Harvard researchers from the Harvard John A. Paulson School of Engineering and Applied Sciences (SEAS) have built the world’s smallest radio receiver, made out of atomic scale defects in pink diamonds. The tiny radio is robust and biocompatible, which means it can be used in all sorts of extreme applications, from a space probe headed to Venus to a pacemaker embedded in a human body.
The radio is based on nitrogen vacancy centres, with one carbon atom placed in a tiny diamond with a nitrogen atom and removing the neighbouring atom. The nitrogen vacancy centres are then powered by a green laser. The electrons in the nitrogen vacancy centre are sensitive to electromagnetic waves, including FM signals. When the electrons in a nitrogen vacancy centre receive radio waves, they convert the radio waves and emit streams of red light. This red light stream can be interpreted with a photodiode, that converts the stream of light into a current, which can be converted to sound and heard on conventional speakers.

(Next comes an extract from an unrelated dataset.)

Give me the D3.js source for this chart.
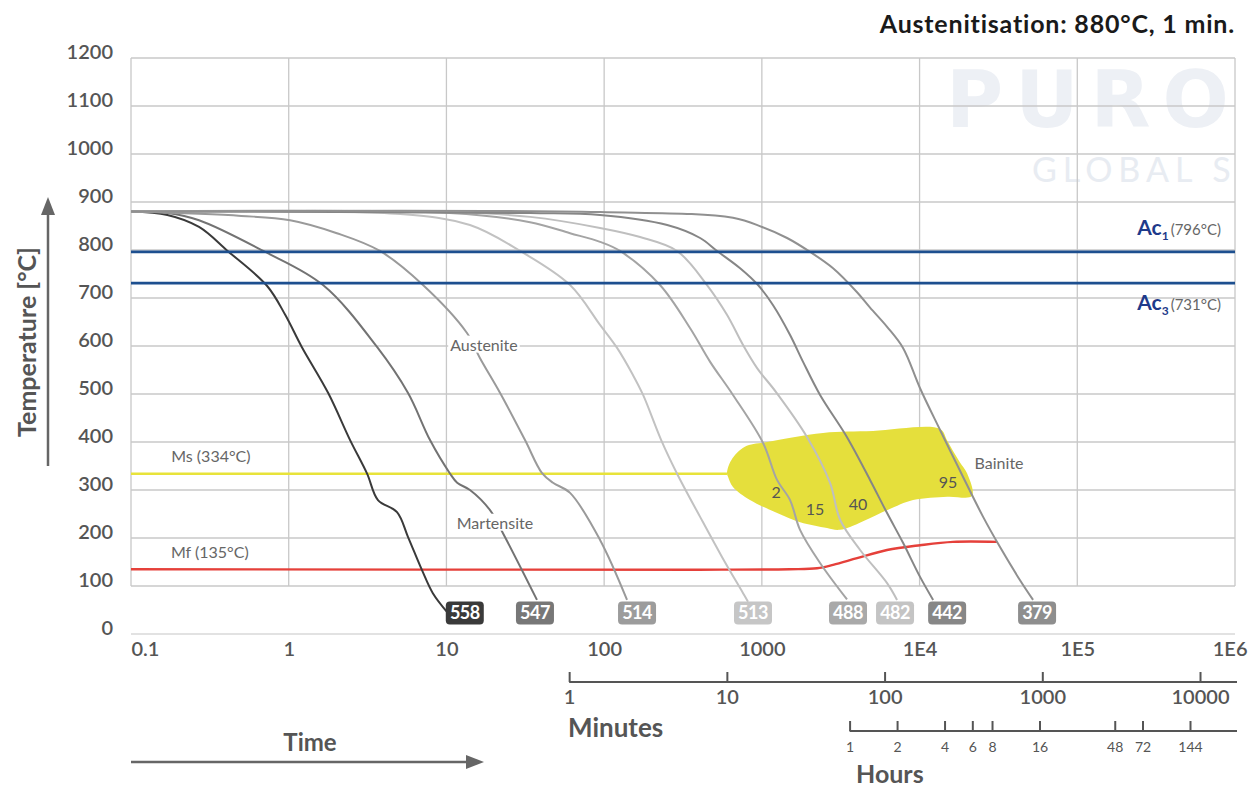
<!DOCTYPE html>
<html>
<head>
<meta charset="utf-8">
<script src="https://cdn.jsdelivr.net/npm/d3@7"></script>
<style>
  body { margin: 0; background: #fff; }
  text { font-family: Lato, "Open Sans", sans-serif; }
</style>
</head>
<body>
<div id="chart"></div>
<script>
// CCT diagram - cooling curves, time on log scale (seconds)

const hardness = [558, 547, 514, 513, 488, 482, 442, 379];

// [time in s, temperature in °C]
const curve558 = [[0.1,880],[0.17,873],[0.27,848],[0.41,798],[0.73,725],[0.95,665],[1.21,598],[1.78,502],[2.45,404],[3.14,334],[3.68,279],[4.86,254],[5.71,202],[7.0,133],[8.2,85],[10.2,44]];
const curve547 = [[0.1,880],[0.17,877],[0.27,862],[0.69,798],[1.65,727],[3.63,598],[5.71,502],[7.87,404],[10.5,335],[11.7,315],[14.1,300],[18.9,258],[23.5,202],[37.5,71]];
const curve514 = [[0.1,880],[0.5,871],[1.02,862],[2.02,835],[3.79,798],[7.1,727],[13.5,627],[16.3,575],[21.9,502],[31.5,404],[40.4,335],[47.4,315],[60.8,294],[94.2,196],[139.7,71]];
const curve513 = [[0.1,880],[5.1,875],[14.1,852],[29.3,798],[60.8,727],[94.2,644],[120.8,596],[152,540],[176.6,498],[230,404],[290,334],[406,244],[560,160],[760,85],[817,67]];
const curve488 = [[0.1,880],[10.5,877],[33.9,858],[60.8,835],[94.2,817],[126,798],[226,727],[351,637],[470,567],[656,498],[1018,398],[1248,321],[1510,279],[1746,217],[2339,148],[3467,72]];
const curve482 = [[0.1,880],[10.5,879],[33.9,869],[94.2,846],[169,827],[290,798],[449,727],[601,665],[760,602],[933,554],[1230,504],[1936,410],[2706,315],[3133,238],[4198,175],[6223,106],[7197,71]];
const curve442 = [[0.1,880],[33.9,877],[94.2,873],[251,852],[406,825],[520,798],[728,762],[946,727],[1178,685],[1510,623],[1825,567],[2339,498],[3467,410],[4853,321],[6223,252],[7855,190],[10070,119],[12190,71]];
const curve379 = [[0.1,880],[94.2,879],[656,867],[1003,848],[1445,825],[2022,796],[2828,762],[4015,712],[4853,680],[6223,640],[7855,596],[10070,512],[13490,425],[18880,327],[25290,244],[32370,181],[43350,112],[52440,71]];
const curves = [curve558, curve547, curve514, curve513, curve488, curve482, curve442, curve379];

const ac1 = 796, ac3 = 731, ms = 334, mf = 135;
const msLine = [[0.1,334],[601,334]];
const mfLine = [[0.1,135],[400,134],[1500,135],[2240,137],[2830,144],[4015,158],[6220,175],[10070,185],[16300,192],[31000,192]];
const bainiteArea = [[601,335],[640,362],[780,390],[1079,400],[2443,419],[5070,423],[13490,427],[14900,404],[16300,381],[18000,358],[20000,335],[21500,288],[15000,286],[9100,279],[6220,258],[3130,217],[2590,221],[1750,233],[1250,252],[841,279],[656,306],[611,327]];
const bainitePct = [[1230,294,"2"],[2175,260,"15"],[4074,271,"40"],[15170,315,"95"]];

const yTicks = d3.range(0, 1201, 100);
const xTicks = [0.1, 1, 10, 100, 1000, 1e4, 1e5, 1e6];
const xTickLabels = ["0.1", "1", "10", "100", "1000", "1E4", "1E5", "1E6"];
const minuteTicks = [1, 10, 100, 1000, 10000];
const hourTicks = [1, 2, 4, 6, 8, 16, 48, 72, 144];

const W = 1251, H = 791;
const svg = d3.select("#chart").append("svg").attr("width", W).attr("height", H);

const x = d3.scaleLog().domain([0.1, 1e6]).range([131, 1235]);
const y = d3.scaleLinear().domain([0, 1200]).range([634, 58]);

// watermark
svg.append("text").attr("x", 946).attr("y", 127)
  .style("font-family", "'DejaVu Sans'").style("font-weight", "bold")
  .attr("font-size", 78).attr("letter-spacing", 12).attr("fill", "#edf0f5").text("PURO");
svg.append("text").attr("x", 1032).attr("y", 182)
  .attr("font-size", 34).attr("letter-spacing", 6)
  .attr("fill", "#e8ecf2").text("GLOBAL S");

// grid
const grid = svg.append("g").attr("stroke", "#c8c8c8").attr("stroke-width", 1.3);
grid.selectAll("line.h").data(yTicks.filter(d => d >= 100)).enter().append("line")
  .attr("x1", x(0.1)).attr("x2", x(1e6))
  .attr("y1", d => y(d)).attr("y2", d => y(d));
grid.selectAll("line.v").data(xTicks).enter().append("line")
  .attr("x1", d => x(d)).attr("x2", d => x(d))
  .attr("y1", y(1200)).attr("y2", y(100));
grid.append("line").attr("x1", x(0.1)).attr("x2", x(1e6))
  .attr("y1", y(0)).attr("y2", y(0)).attr("stroke", "#d8d8d8");

// axes labels
const yAxis = svg.append("g").attr("transform", "translate(113,-6)")
  .call(d3.axisLeft(y).tickValues(yTicks).tickFormat(d3.format("d")).tickSize(0).tickPadding(0));
yAxis.select(".domain").remove();
yAxis.selectAll("text").attr("font-size", 20).attr("fill", "#555").attr("font-weight", 600);

const xAxis = svg.append("g").attr("transform", "translate(0,642)")
  .call(d3.axisBottom(x).tickValues(xTicks).tickFormat((d, i) => xTickLabels[i]).tickSize(0).tickPadding(0));
xAxis.select(".domain").remove();
xAxis.selectAll("text").attr("font-size", 20).attr("fill", "#555").attr("font-weight", 600)
  .attr("text-anchor", (d, i) => i === 0 ? "start" : i === xTicks.length - 1 ? "end" : "middle")
  .attr("dx", (d, i) => i === xTicks.length - 1 ? 12 : 0);

// bainite region
svg.append("path").datum(bainiteArea)
  .attr("d", d3.line().x(d => x(d[0])).y(d => y(d[1])).curve(d3.curveCatmullRomClosed.alpha(0.5)))
  .attr("fill", "#e5df3c");

const line = d3.line().x(d => x(d[0])).y(d => y(d[1])).curve(d3.curveCatmullRom.alpha(0.5));

svg.append("path").datum(msLine).attr("d", line)
  .attr("fill", "none").attr("stroke", "#e8e33a").attr("stroke-width", 2.6);
svg.append("path").datum(mfLine).attr("d", line)
  .attr("fill", "none").attr("stroke", "#e5403a").attr("stroke-width", 2.4);

// cooling curves
const curveColors = ["#3a3a3a", "#737373", "#9a9a9a", "#c2c2c2", "#a4a4a4", "#bfbfbf", "#868686", "#909090"];
const labelColors = ["#3a3a3a", "#777777", "#9c9c9c", "#c6c6c6", "#a9a9a9", "#c4c4c4", "#878787", "#8e8e8e"];
const labelNudge = [17, -2, 10, 5, 1, -2, 14, 4];

svg.append("g").selectAll("path").data(curves).enter().append("path")
  .attr("d", line)
  .attr("fill", "none")
  .attr("stroke", (d, i) => curveColors[i])
  .attr("stroke-width", 2);

// Ac lines
svg.selectAll("line.ac").data([ac1, ac3]).enter().append("line")
  .attr("x1", x(0.1)).attr("x2", x(1e6))
  .attr("y1", d => y(d)).attr("y2", d => y(d))
  .attr("stroke", "#1d4f8f").attr("stroke-width", 2.8);

// hardness labels
const hl = svg.append("g").selectAll("g").data(hardness).enter().append("g")
  .attr("transform", (d, i) => {
    const last = curves[i][curves[i].length - 1];
    return `translate(${x(last[0]) + labelNudge[i]},613)`;
  });
hl.append("rect").attr("x", -19).attr("y", -11.5).attr("width", 38).attr("height", 23).attr("rx", 4)
  .attr("fill", (d, i) => labelColors[i]);
hl.append("text").attr("text-anchor", "middle").attr("dy", "0.36em")
  .attr("font-size", 18).attr("font-weight", 700).attr("fill", "#fff").attr("letter-spacing", -0.5)
  .text(d => d);

// region labels with white background
function regionLabel(t, T, txt, bg) {
  const g = svg.append("g").attr("transform", `translate(${x(t)},${y(T)})`);
  const tx = g.append("text").attr("text-anchor", "middle").attr("dy", "0.35em")
    .attr("font-size", 16).attr("fill", "#666").text(txt);
  if (bg) {
    const b = tx.node().getBBox();
    g.insert("rect", "text").attr("x", b.x - 2).attr("y", b.y + 1).attr("width", b.width + 4).attr("height", b.height - 2).attr("fill", "#fff");
  }
}
regionLabel(17.3, 602, "Austenite", true);
regionLabel(20.3, 231, "Martensite", true);
regionLabel(31920, 356, "Bainite", false);
regionLabel(0.321, 369, "Ms (334°C)", false);
regionLabel(0.316, 169, "Mf (135°C)", false);

svg.append("g").selectAll("text").data(bainitePct).enter().append("text")
  .attr("x", d => x(d[0])).attr("y", d => y(d[1])).attr("dy", "0.35em")
  .attr("text-anchor", "middle").attr("font-size", 16).attr("fill", "#555")
  .text(d => d[2]);

// Ac labels
[[ac1, "1", "(796°C)", 235], [ac3, "3", "(731°C)", 310]].forEach(a => {
  const t = svg.append("text").attr("x", 1221).attr("y", a[3]).attr("text-anchor", "end");
  t.append("tspan").attr("font-size", 21).attr("font-weight", 700).attr("fill", "#1e3a8a").text("Ac");
  t.append("tspan").attr("font-size", 12).attr("font-weight", 700).attr("fill", "#1e3a8a").attr("dy", 5).text(a[1]);
  t.append("tspan").attr("font-size", 15).attr("fill", "#666").attr("dy", -5).attr("dx", 2).text(a[2]);
});

// title
svg.append("text").attr("x", 1235).attr("y", 33).attr("text-anchor", "end")
  .attr("font-size", 25).attr("font-weight", 700).attr("fill", "#1a1a1a").attr("letter-spacing", 0.8)
  .text("Austenitisation: 880°C, 1 min.");

// y title + arrow
svg.append("text").attr("transform", "translate(36,342) rotate(-90)")
  .attr("text-anchor", "middle").attr("font-size", 25).attr("font-weight", 700).attr("fill", "#555")
  .text("Temperature [°C]");
svg.append("line").attr("x1", 48).attr("x2", 48).attr("y1", 466).attr("y2", 212)
  .attr("stroke", "#666").attr("stroke-width", 2.5);
svg.append("path").attr("d", "M48,197 L41,215 L55,215 Z").attr("fill", "#666");

// time title + arrow
svg.append("text").attr("x", 310).attr("y", 751).attr("text-anchor", "middle")
  .attr("font-size", 24).attr("font-weight", 700).attr("fill", "#555").text("Time");
svg.append("line").attr("x1", 131).attr("x2", 468).attr("y1", 762).attr("y2", 762)
  .attr("stroke", "#666").attr("stroke-width", 2.5);
svg.append("path").attr("d", "M484,762 L466,755 L466,769 Z").attr("fill", "#666");

// minutes axis
const xMin = d3.scaleLog().domain([0.1 / 60, 1e6 / 60]).range(x.range());
const minAxis = svg.append("g").attr("transform", "translate(0,682)")
  .call(d3.axisBottom(xMin).tickValues(minuteTicks).tickFormat(d3.format("d"))
    .tickSizeInner(-10).tickSizeOuter(0).tickPadding(8));
minAxis.select(".domain").remove();
minAxis.append("line").attr("x1", xMin(1)).attr("x2", 1237).attr("stroke", "#555").attr("stroke-width", 2);
minAxis.selectAll(".tick line").attr("stroke", "#555").attr("stroke-width", 2);
minAxis.selectAll("text").attr("font-size", 20).attr("fill", "#555").attr("font-weight", 600);
svg.append("text").attr("x", 568).attr("y", 737).attr("font-size", 26).attr("font-weight", 700)
  .attr("fill", "#555").text("Minutes");

// hours axis
const xHr = d3.scaleLog().domain([0.1 / 3600, 1e6 / 3600]).range(x.range());
const hrAxis = svg.append("g").attr("transform", "translate(0,731)")
  .call(d3.axisBottom(xHr).tickValues(hourTicks).tickFormat(d3.format("d"))
    .tickSizeInner(-10).tickSizeOuter(0).tickPadding(11));
hrAxis.select(".domain").remove();
hrAxis.append("line").attr("x1", xHr(1)).attr("x2", 1237).attr("stroke", "#555").attr("stroke-width", 2);
hrAxis.selectAll(".tick line").attr("stroke", "#555").attr("stroke-width", 2);
hrAxis.selectAll("text").attr("font-size", 14).attr("fill", "#555");
svg.append("text").attr("x", 856).attr("y", 783).attr("font-size", 25).attr("font-weight", 700)
  .attr("fill", "#555").text("Hours");
</script>
</body>
</html>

An electromagnet placed around the diamond can be used to tune in to a particular radio station. Billions of nitrogen vacancy centers can be used to boost the signal, but the radio works even with a single nitrogen vacancy center, emitting one photon at a time. The nitrogen vacancy centers can convert information into light, which potentially allows such tiny structures to be used in photonics, sensors and quantum computers.